Amaç kara savunmasını geçebilmek
Sürpriz bir saldırının ardından savunma yerini alıncaya dek geçecek zamanda iki koldan birden Gelibolu’nun sırtları ele geçirilecek ve ardından da boğaza inilerek burada konuşlanmış bulunan bütün bataryalar ve tabyalar imha edilecekti. Çıkarma bölgeleri savunma açısından belirsizliğini korurken zaman en önemli unsurdu. Sürpriz bir saldırı, şaşırtma da verilerek, savunma güçleri yerini almaya fırsat bulamadan gerçekleşecekti. Savunmayı tereddütte bırakmak için öncelikle sahte çıkarmalar yapılacaktı. Anadolu yakasında Kumkale’ye yapılacak çıkarmanın sorumluluğu Fransızlara aitti. Bu grubun misyonu, bu bölgede bulunan önemli sayıdaki Osmanlı gücünü bölgeye çivilemek, yani diğer çıkarma yerlerine takviye olarak sevk edilmelerini engellemekti.

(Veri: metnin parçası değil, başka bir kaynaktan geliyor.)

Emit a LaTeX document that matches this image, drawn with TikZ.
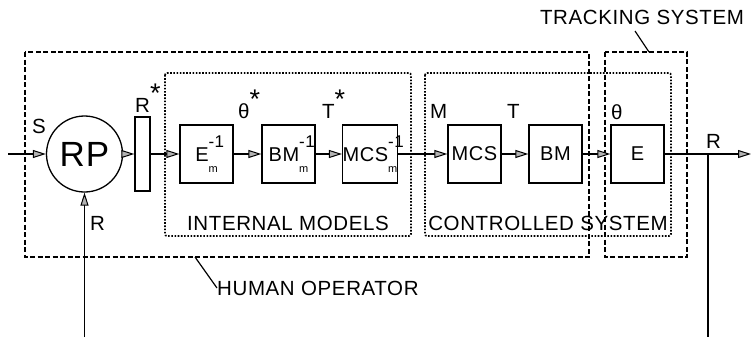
\documentclass[tikz,border=0pt]{standalone}
\usepackage{fontspec}
\setmainfont[LetterSpace=3]{Liberation Sans}
\usetikzlibrary{positioning, arrows.meta}
\newcommand{\invm}[1]{#1\rlap{\raisebox{0.72em}{\fontsize{17}{17}\selectfont -1}}\raisebox{-0.55em}{\fontsize{11}{11}\selectfont m}}
\newcommand{\astk}{\raisebox{0.45em}{\fontsize{27}{27}\selectfont *}}
\begin{document}
\begin{tikzpicture}[x=1pt, y=-1pt, >={Triangle[length=13pt, width=8pt, fill=gray!60, line width=1pt]},
        font=\fontsize{20.5}{20.5}\selectfont,
        blk/.style={draw, line width=1.3pt, minimum width=53pt, minimum height=58pt, inner sep=0pt,
          font=\fontsize{20}{20}\selectfont},
        sig/.style={->, line width=1.3pt},
        lbl/.style={inner sep=0pt, anchor=base west},
        hobox/.style={line width=1.4pt, dash pattern=on 5pt off 2.5pt},
        dotbox/.style={line width=1.7pt, dash pattern=on 1.6pt off 1.6pt, rounded corners=2pt}]
      \useasboundingbox (0,0) rectangle (751,337);
      \draw[hobox] (25,52) rectangle (589,257);
      \draw[hobox] (605,52) rectangle (687,257);
      \draw[dotbox] (165,73) rectangle (411,236);
      \draw[dotbox] (425,73) rectangle (671,236);
      \node[draw, circle, line width=1.3pt, minimum size=76pt, inner sep=0pt,
        font=\fontsize{35}{35}\selectfont] (rp) at (84.5,154) {RP};
      \node[draw, line width=1.3pt, minimum width=15pt, minimum height=74pt, inner sep=0pt] (rs) at (142.5,154) {};
      \node[blk] (ei) at (206.5,154) {\invm{E}};
      \node[blk] (bmi) at (288.5,154) {\invm{BM}};
      \node[blk] (mcsi) at (370,154) {\invm{MCS}};
      \node[blk] (mcs) at (474.5,154) {MCS};
      \node[blk] (bm) at (555.5,154) {BM};
      \node[blk] (e) at (637.5,154) {E};
      \coordinate (sin) at (8,154);
      \coordinate (rin) at (84.5,337);
      \coordinate (rout) at (751,154);
      \coordinate (rtap) at (708,154);
      \coordinate (rend) at (708,337);
      \draw[sig] (sin) -- (rp);
      \draw[sig] (rin) -- (rp);
      \draw[sig] (rp) -- (rs);
      \draw[sig] (rs) -- (ei);
      \draw[sig] (ei) -- (bmi);
      \draw[sig] (bmi) -- (mcsi);
      \draw[sig] (mcsi) -- (mcs);
      \draw[sig] (mcs) -- (bm);
      \draw[sig] (bm) -- (e);
      \draw[sig] (e) -- (rout);
      \draw[line width=1.3pt] (rtap) -- (rend);
      \node[lbl] (ls) at (32,133) {S};
      \node[lbl] (lr) at (90,230) {R};
      \node[lbl] (lrs) at (135,112) {R\astk};
      \node[lbl] (lths) at (238,118) {θ\astk};
      \node[lbl] (lts) at (322,118) {T\astk};
      \node[lbl] (lm) at (430,118) {M};
      \node[lbl] (lt) at (507,118) {T};
      \node[lbl] (lth) at (611,119) {θ};
      \node[lbl] (lro) at (706,148) {R};
      \node[inner sep=0pt] (im) at (288,223.5) {INTERNAL MODELS};
      \node[inner sep=0pt] (cs) at (548,223.5) {CONTROLLED SYSTEM};
      \node[inner sep=0pt, anchor=west] (ho) at (217,288) {HUMAN OPERATOR};
      \node[inner sep=0pt] (ts) at (642,17) {TRACKING SYSTEM};
      \draw[line width=1.2pt] (195,257) -- (ho.west);
      \draw[line width=1.2pt] (635,31) -- (649,52);
    \end{tikzpicture}
\end{document}
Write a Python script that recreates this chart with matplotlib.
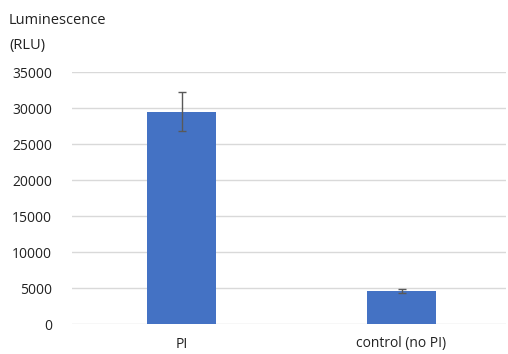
import matplotlib
matplotlib.use('Agg')
import matplotlib.pyplot as plt
import numpy as np

# Data
categories = ['PI', 'control (no PI)']
values = [29500, 4550]
errors = [2700, 250]
yticks = [0, 5000, 10000, 15000, 20000, 25000, 30000, 35000]

plt.rcParams['font.family'] = ['Open Sans', 'DejaVu Sans']

W, H = 508, 354
fig = plt.figure(figsize=(W / 100, H / 100), dpi=100)
ax = fig.add_axes([71.5 / W, 30 / H, (506 - 71.5) / W, 252 / H])

x = np.arange(len(categories))
ax.bar(x, values, width=0.31, color='#4472c4', zorder=2)
ax.errorbar(x, values, yerr=errors, fmt='none', ecolor='#595959',
            elinewidth=1, capsize=3, capthick=1, zorder=3)

ax.set_ylim(0, 35000)
ax.set_xlim(-0.5, 1.475)
ax.set_yticks(yticks)
ax.set_yticklabels([str(v) for v in yticks], fontsize=10)
ax.set_xticks(x)
ax.set_xticklabels(categories, fontsize=10)
ax.tick_params(axis='both', length=0, colors='#222222')
ax.tick_params(axis='y', pad=14)
ax.tick_params(axis='x', pad=9)
ax.grid(axis='y', color='#d9d9d9', linewidth=1, zorder=0)
for s in ax.spines.values():
    s.set_visible(False)

fig.text(9 / W, 1 - 20 / H, 'Luminescence', fontsize=10.5, va='center', ha='left', color='#222222')
fig.text(9 / W, 1 - 45 / H, '(RLU)', fontsize=10.5, va='center', ha='left', color='#222222')

fig.savefig('out.png', dpi=100, facecolor='white')
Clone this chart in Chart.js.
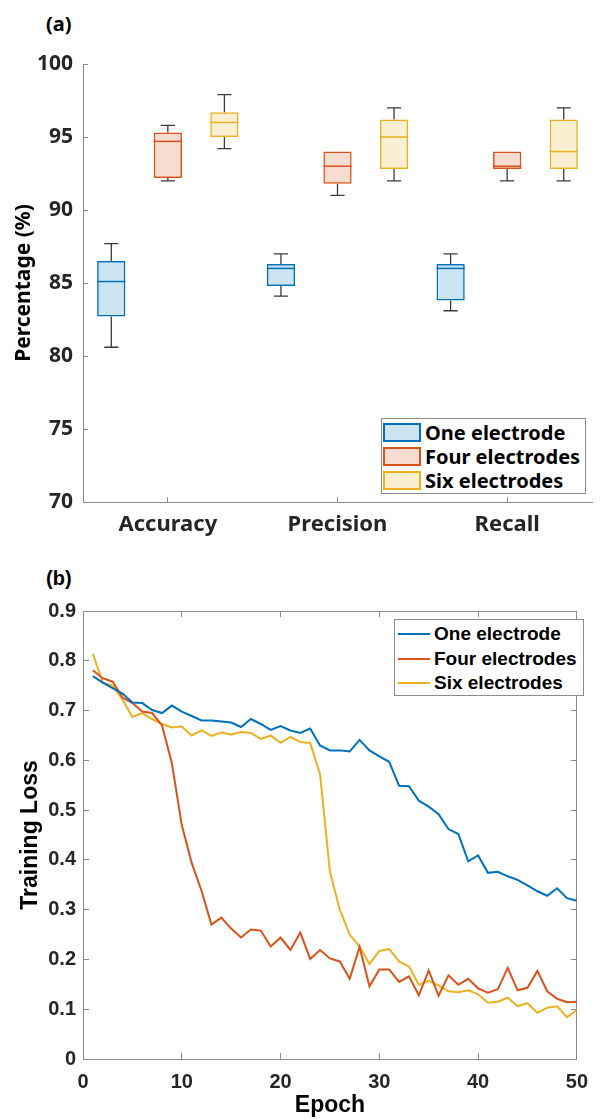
<!DOCTYPE html>
<html>
<head>
<meta charset="utf-8">
<script src="https://cdn.jsdelivr.net/npm/chart.js@4.4.0/dist/chart.umd.min.js"></script>
<style>
    body { margin: 0; background: #fff; width: 605px; height: 1119px; position: relative; overflow: hidden; }
    canvas { position: absolute; left: 0; }
    #boxCanvas { top: 0; }
    #lossCanvas { top: 545px; }
    .panel-tag { position: absolute; font-weight: 700; font-size: 20px; color: #000; line-height: 22px; }
    .legend { position: absolute; background: #fff; border: 1px solid #8c8c8c; box-sizing: border-box; }
    .legend .row { display: flex; align-items: center; white-space: nowrap; }
</style>
</head>
<body>
<div class="panel-tag" style="left:46px; top:13px; font-family:'Noto Sans', sans-serif;">(a)</div>
<div class="panel-tag" style="left:46px; top:567px; font-family:'Liberation Sans', Arial, sans-serif;">(b)</div>
<canvas id="boxCanvas" width="605" height="545"></canvas>
<canvas id="lossCanvas" width="605" height="574"></canvas>
<div class="legend" id="boxLegend" style="left:381px; top:418px; width:205px; height:76px; padding-top:1px;"></div>
<div class="legend" id="lossLegend" style="left:394px; top:619px; width:190px; height:77px; padding-top:2px;"></div>

<script>
// ---- 공통 값 ----
const seriesNames = ['One electrode', 'Four electrodes', 'Six electrodes'];
const seriesColors = ['#0072BD', '#D95319', '#EDB120'];
const seriesFills = ['rgba(0,114,189,0.2)', 'rgba(217,83,25,0.2)', 'rgba(237,177,32,0.2)'];
const axisGray = '#8a8a8a';
const labelColor = '#262626';

// ---- (a) 박스플롯 데이터 ----
const metrics = ['Accuracy', 'Precision', 'Recall'];

const oneMin = [80.6, 84.1, 83.1];
const oneQ1 = [82.7, 84.8, 83.8];
const oneMed = [85.1, 86.0, 86.0];
const oneQ3 = [86.5, 86.3, 86.3];
const oneMax = [87.7, 87.0, 87.0];

const fourMin = [92.0, 91.0, 92.0];
const fourQ1 = [92.2, 91.8, 92.8];
const fourMed = [94.7, 93.0, 93.0];
const fourQ3 = [95.3, 94.0, 94.0];
const fourMax = [95.8, 94.0, 94.0];

const sixMin = [94.2, 92.0, 92.0];
const sixQ1 = [95.0, 92.8, 92.8];
const sixMed = [96.0, 95.0, 94.0];
const sixQ3 = [96.7, 96.2, 96.2];
const sixMax = [97.9, 97.0, 97.0];

const percentTicks = [70, 75, 80, 85, 90, 95, 100];

// ---- (b) 학습 손실 데이터 ----
const epochs = [1, 2, 3, 4, 5, 6, 7, 8, 9, 10, 11, 12, 13, 14, 15, 16, 17, 18, 19, 20,
    21, 22, 23, 24, 25, 26, 27, 28, 29, 30, 31, 32, 33, 34, 35, 36, 37, 38, 39, 40,
    41, 42, 43, 44, 45, 46, 47, 48, 49, 50];

const lossOne = [0.769, 0.756, 0.745, 0.734, 0.716, 0.715, 0.701, 0.695, 0.710, 0.698,
    0.689, 0.680, 0.680, 0.678, 0.676, 0.667, 0.683, 0.673, 0.661, 0.669,
    0.660, 0.655, 0.664, 0.630, 0.620, 0.620, 0.618, 0.641, 0.620, 0.608,
    0.597, 0.549, 0.548, 0.519, 0.507, 0.492, 0.462, 0.452, 0.397, 0.409,
    0.374, 0.376, 0.367, 0.360, 0.349, 0.337, 0.328, 0.343, 0.323, 0.318];

const lossFour = [0.781, 0.765, 0.758, 0.726, 0.715, 0.698, 0.695, 0.670, 0.594, 0.470,
    0.394, 0.338, 0.270, 0.284, 0.262, 0.244, 0.260, 0.258, 0.226, 0.244,
    0.219, 0.254, 0.201, 0.219, 0.202, 0.196, 0.161, 0.225, 0.146, 0.180,
    0.180, 0.155, 0.166, 0.128, 0.178, 0.127, 0.168, 0.149, 0.161, 0.142,
    0.133, 0.140, 0.183, 0.138, 0.143, 0.177, 0.136, 0.121, 0.114, 0.115];

const lossSix = [0.814, 0.756, 0.750, 0.722, 0.687, 0.695, 0.683, 0.673, 0.666, 0.668,
    0.650, 0.660, 0.649, 0.656, 0.652, 0.657, 0.655, 0.643, 0.650, 0.635,
    0.647, 0.637, 0.635, 0.572, 0.376, 0.300, 0.250, 0.226, 0.191, 0.217,
    0.221, 0.196, 0.186, 0.149, 0.157, 0.148, 0.136, 0.134, 0.138, 0.130,
    0.113, 0.115, 0.123, 0.106, 0.112, 0.093, 0.103, 0.106, 0.084, 0.098];

const epochTicks = [0, 10, 20, 30, 40, 50];

const boxStats = [
    { min: oneMin, q1: oneQ1, med: oneMed, q3: oneQ3, max: oneMax },
    { min: fourMin, q1: fourQ1, med: fourMed, q3: fourQ3, max: fourMax },
    { min: sixMin, q1: sixQ1, med: sixMed, q3: sixQ3, max: sixMax }
];
const lossSeries = [lossOne, lossFour, lossSix];

// 수염(whisker)과 중앙값 선을 그리는 플러그인
const boxWhiskers = {
    id: 'boxWhiskers',
    afterDatasetsDraw(chart) {
        const { ctx } = chart;
        const y = chart.scales.y;
        chart.data.datasets.forEach((ds, i) => {
            const meta = chart.getDatasetMeta(i);
            meta.data.forEach((bar, j) => {
                const s = ds.stats;
                const cap = bar.width / 4;
                const yMin = y.getPixelForValue(s.min[j]);
                const yQ1 = y.getPixelForValue(s.q1[j]);
                const yMed = y.getPixelForValue(s.med[j]);
                const yQ3 = y.getPixelForValue(s.q3[j]);
                const yMax = y.getPixelForValue(s.max[j]);
                ctx.save();
                ctx.strokeStyle = '#3a3a3a';
                ctx.lineWidth = 1.3;
                ctx.beginPath();
                if (s.max[j] > s.q3[j]) {
                    ctx.moveTo(bar.x, yQ3); ctx.lineTo(bar.x, yMax);
                    ctx.moveTo(bar.x - cap, yMax); ctx.lineTo(bar.x + cap, yMax);
                }
                if (s.min[j] < s.q1[j]) {
                    ctx.moveTo(bar.x, yQ1); ctx.lineTo(bar.x, yMin);
                    ctx.moveTo(bar.x - cap, yMin); ctx.lineTo(bar.x + cap, yMin);
                }
                ctx.stroke();
                // 중앙값
                ctx.strokeStyle = ds.borderColor;
                ctx.lineWidth = 1.5;
                ctx.beginPath();
                ctx.moveTo(bar.x - bar.width / 2, yMed);
                ctx.lineTo(bar.x + bar.width / 2, yMed);
                ctx.stroke();
                ctx.restore();
            });
        });
    }
};

const fontA = "'Noto Sans', sans-serif";
const fontB = "'Liberation Sans', Arial, sans-serif";

new Chart(document.getElementById('boxCanvas'), {
    type: 'bar',
    data: {
        labels: metrics,
        datasets: boxStats.map((s, i) => ({
            label: seriesNames[i],
            data: s.q1.map((v, j) => [v, s.q3[j]]),
            backgroundColor: seriesFills[i],
            borderColor: seriesColors[i],
            borderWidth: 1.5,
            borderSkipped: false,
            categoryPercentage: 1.0,
            barPercentage: 0.5,
            stats: s
        }))
    },
    options: {
        responsive: false,
        animation: false,
        layout: { padding: { top: 64, right: 13, left: 0, bottom: 0 } },
        plugins: { legend: { display: false }, tooltip: { enabled: false } },
        scales: {
            x: {
                offset: true,
                grid: { drawOnChartArea: false, offset: false, tickLength: -5, color: axisGray },
                border: { color: axisGray, width: 1 },
                ticks: { padding: 15, color: labelColor, font: { family: fontA, size: 22, weight: 'bold' } },
                afterFit: s => { s.height = 43; }
            },
            y: {
                min: 70,
                max: 100,
                afterBuildTicks: s => { s.ticks = percentTicks.map(v => ({ value: v })); },
                grid: { drawOnChartArea: false, tickLength: -5, color: axisGray },
                border: { color: axisGray, width: 1 },
                ticks: { padding: 15, color: labelColor, font: { family: fontA, size: 21, weight: 'bold' } },
                title: {
                    display: true,
                    text: 'Percentage (%)',
                    color: '#000',
                    padding: { top: 11, bottom: 0 },
                    font: { family: fontA, size: 21, weight: 'bold', lineHeight: 1.2 }
                },
                afterFit: s => { s.width = 83; }
            }
        }
    },
    plugins: [boxWhiskers]
});

const fmtLoss = v => String(Number(v.toFixed(1)));

new Chart(document.getElementById('lossCanvas'), {
    type: 'line',
    data: {
        datasets: lossSeries.map((vals, i) => ({
            label: seriesNames[i],
            data: epochs.map((e, k) => ({ x: e, y: vals[k] })),
            borderColor: seriesColors[i],
            borderWidth: 2,
            pointRadius: 0,
            tension: 0,
            fill: false
        }))
    },
    options: {
        responsive: false,
        animation: false,
        layout: { padding: { top: 66, right: 14, left: 0, bottom: 0 } },
        plugins: { legend: { display: false }, tooltip: { enabled: false } },
        scales: {
            x: {
                type: 'linear',
                min: 0,
                max: 50,
                afterBuildTicks: s => { s.ticks = epochTicks.map(v => ({ value: v })); },
                grid: { drawOnChartArea: false, tickLength: -6, color: axisGray },
                border: { color: axisGray, width: 1 },
                ticks: { padding: 17, color: labelColor, maxRotation: 0, font: { family: fontB, size: 20, weight: 'bold' } },
                title: {
                    display: true,
                    text: 'Epoch',
                    color: '#000',
                    padding: { top: 0, bottom: 2 },
                    font: { family: fontB, size: 23, weight: 'bold', lineHeight: 1.0 }
                },
                afterFit: s => { s.height = 60; }
            },
            x2: {
                type: 'linear',
                position: 'top',
                min: 0,
                max: 50,
                afterBuildTicks: s => { s.ticks = epochTicks.map(v => ({ value: v })); },
                grid: { drawOnChartArea: false, tickLength: -6, color: axisGray },
                border: { color: axisGray, width: 1 },
                ticks: { display: false },
                afterFit: s => { s.height = 0; }
            },
            y: {
                min: 0,
                max: 0.9,
                ticks: { stepSize: 0.1, padding: 13, color: labelColor, callback: fmtLoss, font: { family: fontB, size: 20, weight: 'bold' } },
                grid: { drawOnChartArea: false, tickLength: -6, color: axisGray },
                border: { color: axisGray, width: 1 },
                title: {
                    display: true,
                    text: 'Training Loss',
                    color: '#000',
                    padding: { top: 17, bottom: 0 },
                    font: { family: fontB, size: 23, weight: 'bold', lineHeight: 1.2 }
                },
                afterFit: s => { s.width = 83; }
            },
            y2: {
                position: 'right',
                min: 0,
                max: 0.9,
                ticks: { display: false, stepSize: 0.1 },
                grid: { drawOnChartArea: false, tickLength: -6, color: axisGray },
                border: { color: axisGray, width: 1 },
                afterFit: s => { s.width = 0; }
            }
        }
    }
});

// ---- HTML 범례 ----
const boxLegend = document.getElementById('boxLegend');
seriesNames.forEach((name, i) => {
    boxLegend.innerHTML += `<div class="row" style="height:24.3px;">
        <span style="display:inline-block; box-sizing:border-box; width:38px; height:19px; margin-left:1px; margin-right:4px;
            border:2px solid ${seriesColors[i]}; background:${seriesFills[i]};"></span>
        <span style="font-family:${fontA}; font-weight:700; font-size:20px; color:#000;">${name}</span>
    </div>`;
});

const lossLegend = document.getElementById('lossLegend');
seriesNames.forEach((name, i) => {
    lossLegend.innerHTML += `<div class="row" style="height:24.5px;">
        <span style="display:inline-block; width:32px; height:2px; margin-left:3px; margin-right:4px; background:${seriesColors[i]};"></span>
        <span style="font-family:${fontB}; font-weight:700; font-size:19px; color:#000;">${name}</span>
    </div>`;
});
</script>
</body>
</html>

Kumkale’ye çıkanlar küçük bir gruptu, fakat karşılarında bulunan muazzam büyüklükteki Osmanlı birliklerini başarıyla oyaladılar. Fransızlar önemsiz zayiat miktarıyla savunmanın karşı saldırıya geçtiği anlarda, Osmanlı kuvvetlerini fena halde ezdiler. Bu bölgedeki Osmanlı askerlerinin neredeyse yarısı savaş dışı kaldı. Asıl çıkarma bölgelerindeki faaliyetin ardından bu bölge derhal boşaltıldı. Böyle sahte bir çıkarma gösterisi bir de Suvla körfezi civarında düzenlenmişti; burada da pek çok gemi sanki her an çıkarma yapacakmış gibi ileri geri gidip geliyor ve sahildeki Osmanlı birliklerinin bir başka noktaya takviye olarak gitmesini engellemeye gayret ediyordu.
ANZAC grubunun
Arıburnu çıkarması
Ama asıl iki önemli merkezde gerçek çıkarmalar gerçekleşti, hemen hemen aynı anda üstelik. İlk grupta ANZAC birlikleri bugün Anzak koyu olarak bilinen dar plaj alanına, yani tam olarak Arıburnu yükseltilerinin tam karşısına çıktılar; aslında çıkmaları planlanan yer burası değildi. Onlar çıktıkları plajın yaklaşık iki kilometre daha aşağısına, Kabatepe önüne çıkmayı öngörmüşlerdi; fakat muhtemelen gece karanlığındaki çıkarma sırasında kayıklarının akıntı yüzünden daha kuzeye kaydığının farkında değillerdi. Çıktıkları yer başbelası bir bölgeydi; plajın darlığı lojistik desteği güçleştiriyordu; fakat burası o kadar çıkılmayacak bir yerdi ki, savunma burada hiçbir önlem almamıştı. Kıyıdaki gözetleme birlikleri, çıkarmayı haber vermiş, daha sonra mermileri bitinceye dek vuruşmuş ve nihayet geri çekilmeye başlamıştı. Muazzam bir sayı üstünlüğüyle ANZAC askerleri önlerindeki sırtlara doğru atıldılar. Zorlu sırtları pek de savunma ateşi yemeden aştılar; nihayet bütün sırtların düz çizgisi olarak bilinen Kocaçimendağı silsilesine kadar vardılar. Conkbayırı da buradaydı. Bugün Conkbayırı’na doğru çıkan karayolunun solunda kalan kısımlar, işgal edilivermişti bile. Tepelerin düşmesi demek, savunmanın eteklere gerilemesi ve savunma pozisyonlarının bir hayli tehlikeye düşmesi anlamına geliyordu; bu durumda tepelerin tutulması savunma güçleri açısından hayatî önemdeydi.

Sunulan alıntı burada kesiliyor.